The flip on the if() return missed that stream->outcnt needs to be
updated later on even if it is reducing the size.

The proper fix here is to move back to the original if() condition,
and put genradix_prealloc() inside it again, as was fa_zero() before.
The if() is not strictly needed, because genradix_prealloc() will
handle it nicely, but it's a nice-to-have optimization anyway.

Do you want to send a patch?

> 
> 
> > This does mean that it has only been broken since the 5.1
> > merge window.
> 
> And is a good candidate for the back-ports.

Yep.

> 
> > 	ret = genradix_prealloc(&stream->out, outcnt, gfp);
> > 	if (ret)
> > 		return ret;
> > 
> > 	stream->outcnt = outcnt;
> > 	return 0;
> > }
> > 
> > sctp_stream_alloc_in() is the same.
> > 
> > This is called to reduce the number of streams.
> > But in that case it does nothing at all.
> > 
> > Which means that the 'convert to genradix' change broke it.
> > Tag 2075e50caf5ea.
> > 
> > I don't know what 'genradix' arrays or the earlier 'flex_array'
> > actually look like.
> > But if 'genradix' is some kind of radix-tree it is probably the
> > wrong beast for SCTP streams.
> > Lots of code loops through all of them.
> 
> Yep, I'm pretty sure a kvmalloc() would be best.

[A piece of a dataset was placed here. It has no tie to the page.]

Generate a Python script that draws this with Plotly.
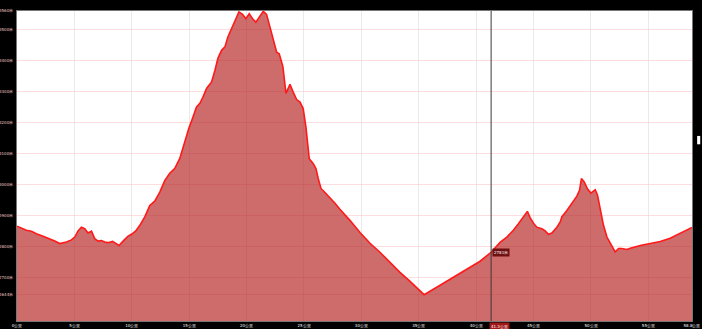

kvmalloc() doesn't help here because these functions can be called
form bh. Note how sctp_process_strreset_addstrm_in(), for example,
needs to use GFP_ATOMIC in there, in which kvmalloc() can't fallback
to vmalloc.

> 
> > While just assigning to stream->outcnt when the value
> > is reduced will fix the negotiation, I've no idea
> > what side-effects that has.
> 
> I've done some checks.
> The arrays are allocated when an INIT is sent and also before
> a received INIT is processed.
> So if one side (eg the responder) allocates a very big value
> then the associated memory is never freed when the value
> is negotiated down.
> There is a comment to the effect that this is desirable.
> 
> If my quick calculations are correct then each 'in' is 20 bytes
> and each 'out' 24 (with a lot of pad bytes).
> So the max sizes are 322 and 386 4k pages.
> 
> I haven't looked at how many of the 'out' streams gets the
> extra, separately allocated, structure.
> I suspect the memory footprint for a single SCTP connection
> is potentially huge.

This shouldn't be an issue. The default amount of out streams is low
(10, SCTP_DEFAULT_OUTSTREAMS) and the 'in' ones are only allocated
when we have such info already. That's why sctp_connect_new_asoc() and
sctp_association_init() will pass incnt=0 for sctp_stream_init().